New obligations for platforms and sellers
The regulation imposes additional requirements on those operating in this segment. Vendors must register or update their activity in the Central Commercial Register, register the platforms with the Ministry of Communications, and comply with tax provisions before the National Office of Tax Administration (ONAT).
They must also ensure consumer protection, comply with current regulations regarding cybersecurity, and provide official statistical information to the authorities.
A significant element is the prohibition of selling goods to foreign entities so that they can subsequently market them to recipients in Cuba through e-commerce with payments from abroad. This provision could impact business models based on sales from outside the country with delivery within national territory.
Deadlines and possible implications
The Agreement will come into effect 60 days after its publication in the Official Gazette. Those actors who are already operating will have an additional 30 days to adapt once the Central Bank of Cuba issues the complementary provisions.
In practical terms, the regulation does not introduce foreign currency electronic commerce—an already existing practice—but it does formalize it under a framework of increased financial and tax oversight.
The control of currency flow, the mandatory channeling into the Cuban banking system, and prior authorization from the BCC signify a shift in the regulatory framework for this sector.
The Agreement could create legal tensions for platforms operating from the United States. The regulations of the Office of Foreign Assets Control (OFAC) prohibit individuals and companies under U.S. jurisdiction from engaging in transactions that benefit the Cuban government or its entities.

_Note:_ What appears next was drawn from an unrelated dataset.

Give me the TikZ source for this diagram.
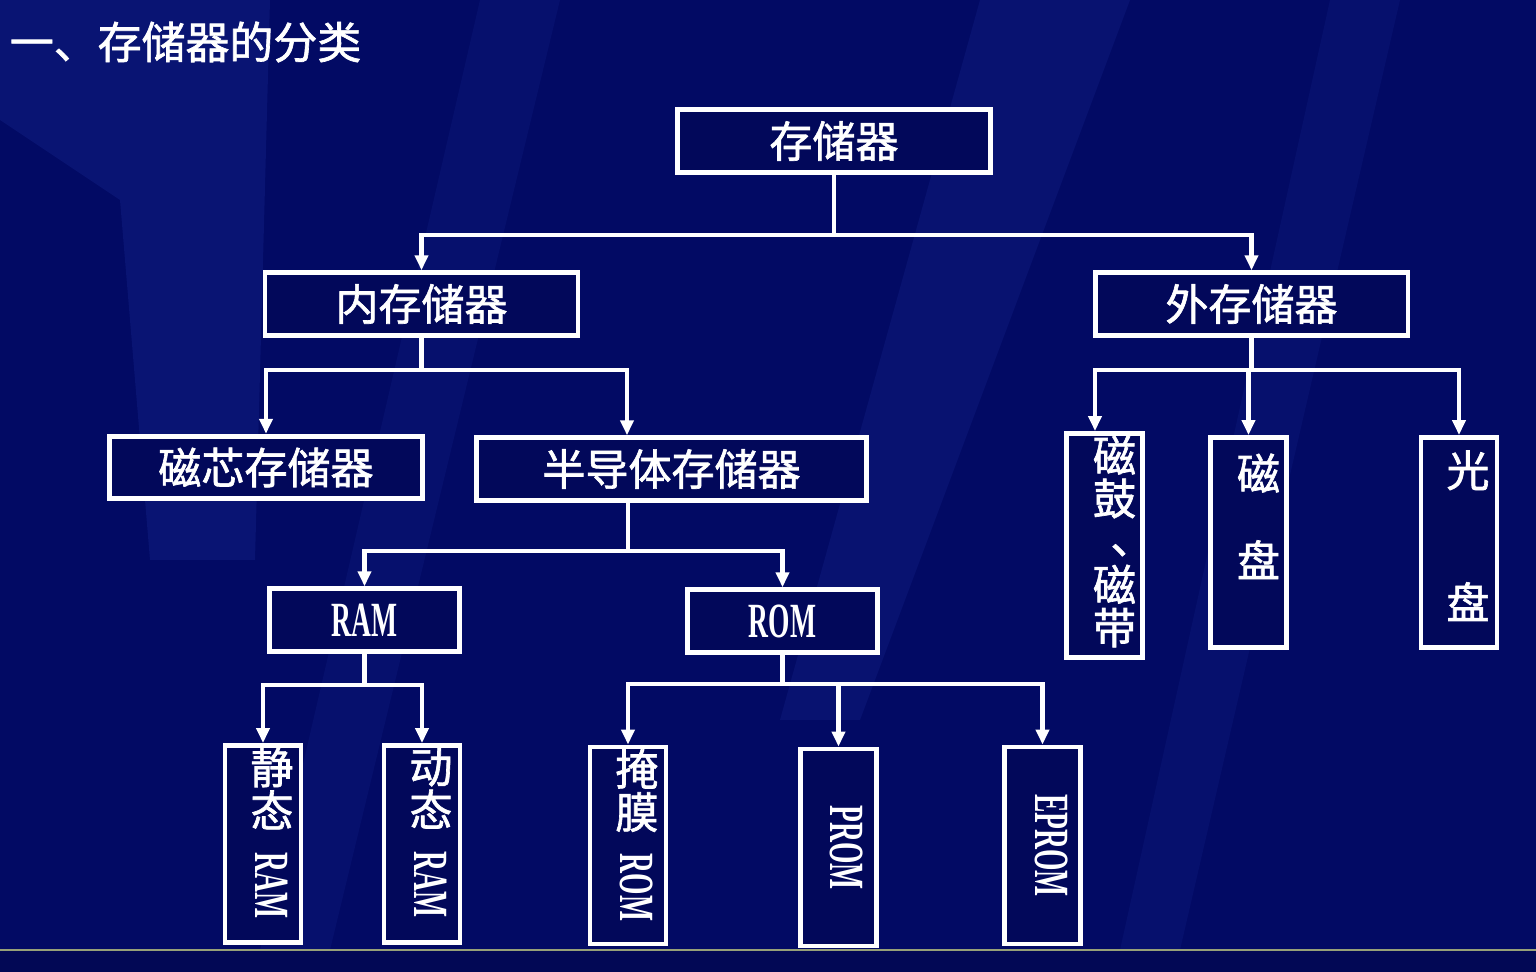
\documentclass[tikz,border=0pt]{standalone}
\usepackage{fontspec}
\usepackage{graphicx}
\setmainfont{Liberation Serif}
\newfontfamily\cjk{Noto Sans CJK SC}[FakeBold=1.5]
\usetikzlibrary{arrows.meta, positioning, calc}
\definecolor{bgnavy}{RGB}{2,10,100}
\definecolor{boxnavy}{RGB}{2,8,90}
\definecolor{streak}{RGB}{26,44,150}
\definecolor{floorline}{RGB}{150,160,120}
% narrow serif latin, as in the slide
\newcommand\lat[1]{\scalebox{0.56}[1]{\rmfamily\bfseries\fontsize{28}{30}\selectfont #1}}
\newcommand\vlat[1]{\rotatebox{-90}{\lat{#1}}}

\begin{document}
\begin{tikzpicture}[x=0.02cm, y=-0.02cm, line width=2.3pt,
    >={Triangle[length=0.3cm,width=0.26cm]},
    hbox/.style={draw=white, line width=2.8pt, fill=boxnavy, text=white,
      font=\cjk\fontsize{24.5}{26}\selectfont,
      minimum width=6.26cm, minimum height=1.25cm, inner sep=0pt},
    vbox/.style={draw=white, line width=2.8pt, fill=boxnavy,
      minimum width=1.52cm, minimum height=3.94cm, inner sep=0pt},
    vtext/.style={text=white, align=center, inner sep=0pt,
      font=\cjk\fontsize{24.5}{24.5}\selectfont},
    link/.style={draw=white, ->}]

    \useasboundingbox (0,0) rectangle (1536,972);

    % --- Background ---
    \fill[bgnavy] (0,0) rectangle (1536,972);
    \fill[streak, opacity=0.3] (0,0) -- (270,0) -- (255,560) -- (150,560) -- (120,200) -- (0,120) -- cycle;
    \fill[streak, opacity=0.25] (980,0) -- (1130,0) -- (860,720) -- (780,720) -- cycle;
    \fill[streak, opacity=0.18] (480,0) -- (560,0) -- (330,950) -- (260,950) -- cycle;
    \fill[streak, opacity=0.18] (1330,0) -- (1400,0) -- (1180,950) -- (1120,950) -- cycle;
    \fill[black!15!bgnavy] (0,950) rectangle (1536,972);
    \draw[floorline, line width=1.7pt] (0,950) -- (1536,950);

    % --- Title ---
    \node[anchor=west, text=white, font=\cjk\fontsize{25}{26}\selectfont] (title) at (2,42) {一、存储器的分类};

    % --- Top levels ---
    \node[hbox] (mem) at (834,141) {存储器};
    \node[hbox] (inner) at (421.5,304) {内存储器};
    \node[hbox] (outer) at (1251.5,304) {外存储器};

    % --- Internal memory ---
    \node[hbox] (core) at (266,467.5) {磁芯存储器};
    \node[hbox, minimum width=7.8cm] (semi) at (671.5,469) {半导体存储器};
    \node[hbox, minimum width=3.8cm] (ram) at (364.5,620) {\lat{RAM}};
    \node[hbox, minimum width=3.8cm] (rom) at (782.5,621) {\lat{ROM}};

    % --- External memory (vertical boxes, text set a bit right) ---
    \node[vbox, minimum height=4.48cm] (drum) at (1104.5,545.5) {};
    \node[vbox, minimum height=4.2cm] (disk) at (1248.5,542.5) {};
    \node[vbox, minimum height=4.2cm] (optic) at (1459,542.5) {};
    \node[vtext, anchor=north] (drumtxt) at ([xshift=0.2cm,yshift=-0.05cm]drum.north)
        {磁\\鼓\\\hspace*{0.7cm}\raisebox{0.08cm}{、}\\磁\\带};
    \node[vtext, anchor=north] (disktxt) at ([xshift=0.2cm,yshift=-0.33cm]disk.north) {磁\\[0.88cm]盘};
    \node[vtext, anchor=north] (optictxt) at ([xshift=0.18cm,yshift=-0.27cm]optic.north) {光\\[1.78cm]盘};

    % --- RAM / ROM kinds ---
    \node[vbox] (sram) at (263,844) {};
    \node[vbox] (dram) at (422,844) {};
    \node[vbox] (mrom) at (628,845.5) {};
    \node[vbox] (prom) at (838.5,847.5) {};
    \node[vbox] (eprom) at (1042.5,845.5) {};
    \node[vtext, anchor=north] (sramtxt) at ([xshift=0.18cm,yshift=-0.05cm]sram.north) {静\\态\\[-0.35cm]\vlat{RAM}};
    \node[vtext, anchor=north] (dramtxt) at ([xshift=0.18cm,yshift=-0.05cm]dram.north) {动\\态\\[-0.35cm]\vlat{RAM}};
    \node[vtext, anchor=north] (mromtxt) at ([xshift=0.18cm,yshift=-0.05cm]mrom.north) {掩\\膜\\[-0.35cm]\vlat{ROM}};
    \node[vtext] (promtxt) at ([xshift=0.16cm]prom.center) {\vlat{PROM}};
    \node[vtext] (epromtxt) at ([xshift=0.18cm]eprom.center) {\vlat{EPROM}};

    % --- Connectors ---
    \draw[link] (mem.south) -- ++(0,60) -| (inner.north);
    \draw[link] (mem.south) -- ++(0,60) -| (outer.north);

    \draw[link] (inner.south) -- ++(0,32) -| (core.north);
    \draw[link] (inner.south) -- ++(0,32) -| ([xshift=-0.89cm]semi.north);

    \draw[link] (outer.south) -- ++(0,32) -| ([xshift=-0.19cm]drum.north);
    \draw[link] (outer.south) -- ++(0,32) -| (disk.north);
    \draw[link] (outer.south) -- ++(0,32) -| (optic.north);

    \draw[link] ([xshift=-0.87cm]semi.south) -- ++(0,48) -| (ram.north);
    \draw[link] ([xshift=-0.87cm]semi.south) -- ++(0,48) -| (rom.north);

    \draw[link] (ram.south) -- ++(0,31) -| (sram.north);
    \draw[link] (ram.south) -- ++(0,31) -| (dram.north);

    \draw[link] (rom.south) -- ++(0,29) -| (mrom.north);
    \draw[link] (rom.south) -- ++(0,29) -| (prom.north);
    \draw[link] (rom.south) -- ++(0,29) -| (eprom.north);

\end{tikzpicture}
\end{document}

The Central Bank of Cuba is a state institution, and the obligation to channel income into Cuban banks could be interpreted as a financial operation that directly involves the governmental apparatus.
In the current context of enhanced sanctions by Washington, companies based in the U.S. may face a legal dilemma: comply with the demands of Havana or risk potential violations of U.S. federal regulations.
The actual impact of the measure will depend on how the complementary regulations of the BCC are implemented and the adaptability of the platforms that handle payments from abroad.